New generation of lenses to improve radar, telecom

New generation of lenses to improve radar, telecom  Washington: Scientists have invented a new generation of lenses which can radically improve the capabilities of telecom or radar systems, providing greater perspective and detail.A team of engineers, which included Nathan Kundtz, post-doctoral associate in electrical and computer engineering at Duke`s Pratt School of Engineering, studied altering the material between the surfaces of the lens, instead of using the exterior to control rays.




According to the findings which appeared online in Nature Material, the new lens looks more like a miniature set of tan Venetian blinds, rather than traditional ones made of clear substances like glass or plastic, with highly polished surfaces, a Duke release said.




Yet its ability to focus the direction of electromagnetic rays passing through it dramatically surpasses that of a conventional lens, the engineers say.




The older versions of lenses have certain limitations based on what happens to the efficiently focused rays as they pass through the volume of the lens, said Kundtz.
"If you can control the volume, or bulk, of the lens, you gain much more freedom and control to design a lens to meet specific needs," he said about the new lens.




His experiments were conducted in the lab of senior researcher David R. Smith, a computer engineering professor, demonstrating for the first time what was thought to be theoretically possible.

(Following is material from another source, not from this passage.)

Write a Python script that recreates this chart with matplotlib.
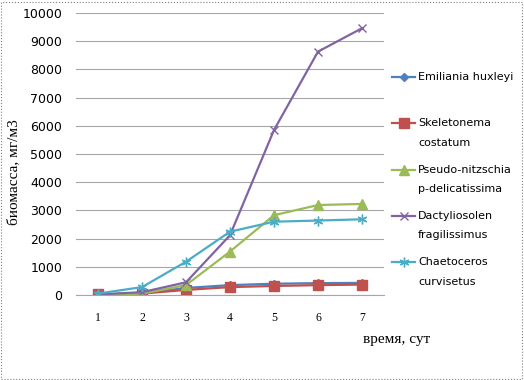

The latest advance was made possible by the ability to fabricate exotic composite materials known as metamaterials. The precise arrangement of more than 1,000 individual pieces of the same fibreglass material of circuit boards in parallel rows directs the rays as they pass through.




The new lens has a wide angle of view, almost 180 degrees, and because its focal point is flat, it can be used with standard imaging technologies.




The researchers say a single metamaterial lens could replace traditional optical systems requiring vast arrays of lenses and provide clearer images.